U.S. News & World Report is going through a rough patch as several high-profile schools have opted out of participating in their rankings list and more are probably to follow. Yale, Harvard, and Stanford are just a few of the names that have indicated their involvement with the popular rankings system is over. Those schools will likely still appear on the list but their ranking will be based on only publicly available data.
If you are not affiliated with a college or university, it may be difficult to see how something like this even matters. After all, the list is not going anywhere and to the layman, next year’s list will look exactly the same. But this represents a seismic shift in higher education. Schools have catered to this list for years. Deans have been obsessed about their spots on the list. The idea that seemingly overnight schools are going to de-emphasize the rankings would have been unthinkable a few months ago.
I for one welcome a paradigm in which college rankings are irrelevant. But I feel the need to point out that they always were.
A university experience consists of so many things. Academics, student life, post-graduate success, finances, and everything in between. Even when it comes to academics the sheer number of paths one can take makes it nearly impossible to rank them. There is no such thing as a “best” school. Just a best option for you.

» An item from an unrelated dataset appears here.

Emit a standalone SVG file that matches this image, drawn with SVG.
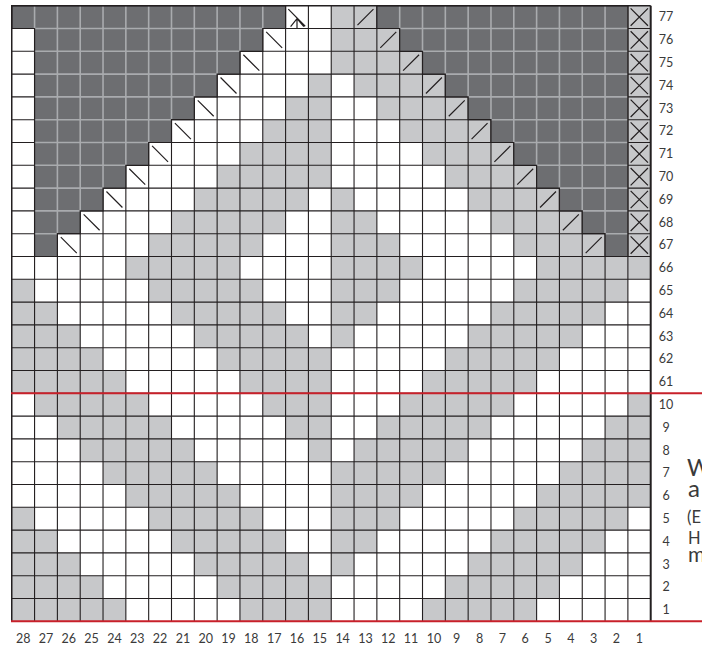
<svg xmlns="http://www.w3.org/2000/svg" width="702" height="650" viewBox="0 0 702 650">
<style>
.ln{fill:none;vector-effect:non-scaling-stroke;stroke-linecap:butt}
.grid{stroke:#231f20;stroke-width:1.1}
.inner{stroke:#a9abae;stroke-width:1.6}
.edge{stroke:#231f20;stroke-width:1.2}
.sym{stroke:#231f20;stroke-width:1.2}
.lbl{font-family:Lato,"Liberation Sans",sans-serif;font-size:12.5px;fill:#3a3a3a;text-anchor:middle}
.side{font-family:Lato,"Liberation Sans",sans-serif;fill:#3a3a3a}
</style>
<rect width="702" height="650" fill="#fff"/>
<g id="chart" transform="translate(11.75 5.7) scale(22.82 22.8)">
<rect id="bg" x="0" y="0" width="28" height="27" fill="#fff"/>
<path id="light" fill="#c7c8ca" d="M14 0h2v1h-2z M14 1h3v1h-3z M14 2h4v1h-4z M13 3h1v1h-1z M15 3h4v1h-4z M12 4h2v1h-2z M16 4h4v1h-4z M11 5h3v1h-3z M17 5h4v1h-4z M10 6h4v1h-4z M18 6h4v1h-4z M9 7h5v1h-5z M19 7h4v1h-4z M8 8h5v1h-5z M14 8h1v1h-1z M20 8h4v1h-4z M7 9h5v1h-5z M14 9h2v1h-2z M21 9h4v1h-4z M6 10h5v1h-5z M14 10h3v1h-3z M22 10h4v1h-4z M27 0h1v11h-1z M5 11h5v1h-5z M14 11h4v1h-4z M23 11h5v1h-5z M0 12h1v1h-1z M6 12h5v1h-5z M14 12h3v1h-3z M22 12h5v1h-5z M0 13h2v1h-2z M7 13h5v1h-5z M14 13h2v1h-2z M21 13h5v1h-5z M0 14h3v1h-3z M8 14h5v1h-5z M14 14h1v1h-1z M20 14h5v1h-5z M0 15h4v1h-4z M9 15h5v1h-5z M19 15h5v1h-5z M0 16h5v1h-5z M10 16h4v1h-4z M18 16h5v1h-5z M1 17h5v1h-5z M11 17h3v1h-3z M17 17h5v1h-5z M27 17h1v1h-1z M2 18h5v1h-5z M12 18h2v1h-2z M16 18h5v1h-5z M26 18h2v1h-2z M3 19h5v1h-5z M13 19h1v1h-1z M15 19h5v1h-5z M25 19h3v1h-3z M4 20h5v1h-5z M14 20h5v1h-5z M24 20h4v1h-4z M5 21h5v1h-5z M14 21h4v1h-4z M23 21h5v1h-5z M0 22h1v1h-1z M6 22h5v1h-5z M14 22h3v1h-3z M22 22h5v1h-5z M0 23h2v1h-2z M7 23h5v1h-5z M14 23h2v1h-2z M21 23h5v1h-5z M0 24h3v1h-3z M8 24h5v1h-5z M14 24h1v1h-1z M20 24h5v1h-5z M0 25h4v1h-4z M9 25h5v1h-5z M19 25h5v1h-5z M0 26h5v1h-5z M10 26h4v1h-4z M18 26h5v1h-5z"/>
<path id="gridlines" class="ln grid" d="M0 1H28M0 2H28M0 3H28M0 4H28M0 5H28M0 6H28M0 7H28M0 8H28M0 9H28M0 10H28M0 11H28M0 12H28M0 13H28M0 14H28M0 15H28M0 16H28M0 17H28M0 18H28M0 19H28M0 20H28M0 21H28M0 22H28M0 23H28M0 24H28M0 25H28M0 26H28M1 0V27M2 0V27M3 0V27M4 0V27M5 0V27M6 0V27M7 0V27M8 0V27M9 0V27M10 0V27M11 0V27M12 0V27M13 0V27M14 0V27M15 0V27M16 0V27M17 0V27M18 0V27M19 0V27M20 0V27M21 0V27M22 0V27M23 0V27M24 0V27M25 0V27M26 0V27M27 0V27"/>
<g id="dark-left">
<path fill="#6d6e71" d="M0 0H12V1H11V2H10V3H9V4H8V5H7V6H6V7H5V8H4V9H3V10H2V11H1V1H0Z"/>
</g>
<g id="dark-right">
<path fill="#6d6e71" d="M16 0H27V11H26V10H25V9H24V8H23V7H22V6H21V5H20V4H19V3H18V2H17V1H16Z"/>
</g>
<path id="dark-inner" class="ln inner" d="M1 0V1M2 0V10M3 0V9M4 0V8M5 0V7M6 0V6M7 0V5M8 0V4M9 0V3M10 0V2M11 0V1M1 1H11M1 2H10M1 3H9M1 4H8M1 5H7M1 6H6M1 7H5M1 8H4M1 9H3M1 10H2M17 0V1M18 0V2M19 0V3M20 0V4M21 0V5M22 0V6M23 0V7M24 0V8M25 0V9M26 0V10M17 1H27M18 2H27M19 3H27M20 4H27M21 5H27M22 6H27M23 7H27M24 8H27M25 9H27M26 10H27"/>
<path id="dark-edges" class="ln edge" d="M0 0H12V1H11V2H10V3H9V4H8V5H7V6H6V7H5V8H4V9H3V10H2V11H1V1H0Z M16 0H27V11H26V10H25V9H24V8H23V7H22V6H21V5H20V4H19V3H18V2H17V1H16Z"/>
<g id="symbols">
<path id="dec-left" class="ln sym" d="M11.15 1.15L11.85 1.85M10.15 2.15L10.85 2.85M9.15 3.15L9.85 3.85M8.15 4.15L8.85 4.85M7.15 5.15L7.85 5.85M6.15 6.15L6.85 6.85M5.15 7.15L5.85 7.85M4.15 8.15L4.85 8.85M3.15 9.15L3.85 9.85M2.15 10.15L2.85 10.85"/>
<path id="dec-right" class="ln sym" d="M15.15 0.85L15.85 0.15M16.15 1.85L16.85 1.15M17.15 2.85L17.85 2.15M18.15 3.85L18.85 3.15M19.15 4.85L19.85 4.15M20.15 5.85L20.85 5.15M21.15 6.85L21.85 6.15M22.15 7.85L22.85 7.15M23.15 8.85L23.85 8.15M24.15 9.85L24.85 9.15M25.15 10.85L25.85 10.15"/>
<path id="bind-off" class="ln sym" d="M27.12 0.12L27.88 0.88M27.88 0.12L27.12 0.88M27.12 1.12L27.88 1.88M27.88 1.12L27.12 1.88M27.12 2.12L27.88 2.88M27.88 2.12L27.12 2.88M27.12 3.12L27.88 3.88M27.88 3.12L27.12 3.88M27.12 4.12L27.88 4.88M27.88 4.12L27.12 4.88M27.12 5.12L27.88 5.88M27.88 5.12L27.12 5.88M27.12 6.12L27.88 6.88M27.88 6.12L27.12 6.88M27.12 7.12L27.88 7.88M27.88 7.12L27.12 7.88M27.12 8.12L27.88 8.88M27.88 8.12L27.12 8.88M27.12 9.12L27.88 9.88M27.88 9.12L27.12 9.88M27.12 10.12L27.88 10.88M27.88 10.12L27.12 10.88"/>
<path id="special" class="ln sym" d="M12.12 0.15L12.86 0.9M12.22 0.92L12.5 0.57L12.8 0.92M12.5 0.57V0.98"/>
</g>
<path id="border" class="ln" stroke="#231f20" stroke-width="1.5" d="M0 27V0H28"/>
<path id="border-right" class="ln" stroke="#231f20" stroke-width="2" d="M28 0V27"/>
</g>
<g id="red-lines" stroke="#c8202a" stroke-width="2">
<line x1="11" y1="393.3" x2="702" y2="393.3"/>
<line x1="11" y1="621.3" x2="702" y2="621.3"/>
</g>
<g id="row-labels" class="lbl">
<text x="666" y="21.3">77</text>
<text x="666" y="44.1">76</text>
<text x="666" y="66.9">75</text>
<text x="666" y="89.7">74</text>
<text x="666" y="112.5">73</text>
<text x="666" y="135.3">72</text>
<text x="666" y="158.1">71</text>
<text x="666" y="180.9">70</text>
<text x="666" y="203.7">69</text>
<text x="666" y="226.5">68</text>
<text x="666" y="249.3">67</text>
<text x="666" y="272.1">66</text>
<text x="666" y="294.9">65</text>
<text x="666" y="317.7">64</text>
<text x="666" y="340.5">63</text>
<text x="666" y="363.3">62</text>
<text x="666" y="386.1">61</text>
<text x="666" y="408.9">10</text>
<text x="666" y="431.7">9</text>
<text x="666" y="454.5">8</text>
<text x="666" y="477.3">7</text>
<text x="666" y="500.1">6</text>
<text x="666" y="522.9">5</text>
<text x="666" y="545.7">4</text>
<text x="666" y="568.5">3</text>
<text x="666" y="591.3">2</text>
<text x="666" y="614.1">1</text>
</g>
<g id="col-labels" class="lbl">
<text x="23.16" y="643">28</text>
<text x="45.98" y="643">27</text>
<text x="68.8" y="643">26</text>
<text x="91.62" y="643">25</text>
<text x="114.44" y="643">24</text>
<text x="137.26" y="643">23</text>
<text x="160.08" y="643">22</text>
<text x="182.9" y="643">21</text>
<text x="205.72" y="643">20</text>
<text x="228.54" y="643">19</text>
<text x="251.36" y="643">18</text>
<text x="274.18" y="643">17</text>
<text x="297" y="643">16</text>
<text x="319.82" y="643">15</text>
<text x="342.64" y="643">14</text>
<text x="365.46" y="643">13</text>
<text x="388.28" y="643">12</text>
<text x="411.1" y="643">11</text>
<text x="433.92" y="643">10</text>
<text x="456.74" y="643">9</text>
<text x="479.56" y="643">8</text>
<text x="502.38" y="643">7</text>
<text x="525.2" y="643">6</text>
<text x="548.02" y="643">5</text>
<text x="570.84" y="643">4</text>
<text x="593.66" y="643">3</text>
<text x="616.48" y="643">2</text>
<text x="639.3" y="643">1</text>
</g>
<g id="side-text" class="side">
<text x="687" y="476" font-size="23">W</text>
<text x="688" y="497" font-size="24">a</text>
<text x="687" y="522.5" font-size="16.5">(E</text>
<text x="688" y="544" font-size="16.5">H</text>
<text x="688" y="561.5" font-size="21">m</text>
</g>
</svg>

Obviously like any other social construct, rankings can end up mattering because simply people think they do. And its not like they don’t serve some utility, especially with people unfamiliar with the reputation of schools. But the fact that the schools at the very TOP of the list don’t even think the system is satisfactory has to make us question their legitimacy.
We should have always questioned them. We should have never become slaves to a third-party ranking of diverse institutions. High school seniors should never have been pressured to attend a school based on a number that was calculated by a metric they were not even privy to.
Sports is the only time school rankings make sense. And even then any good gambler will tell you not to put too much stock in the rankings. It looks like the Deans are taking their advice.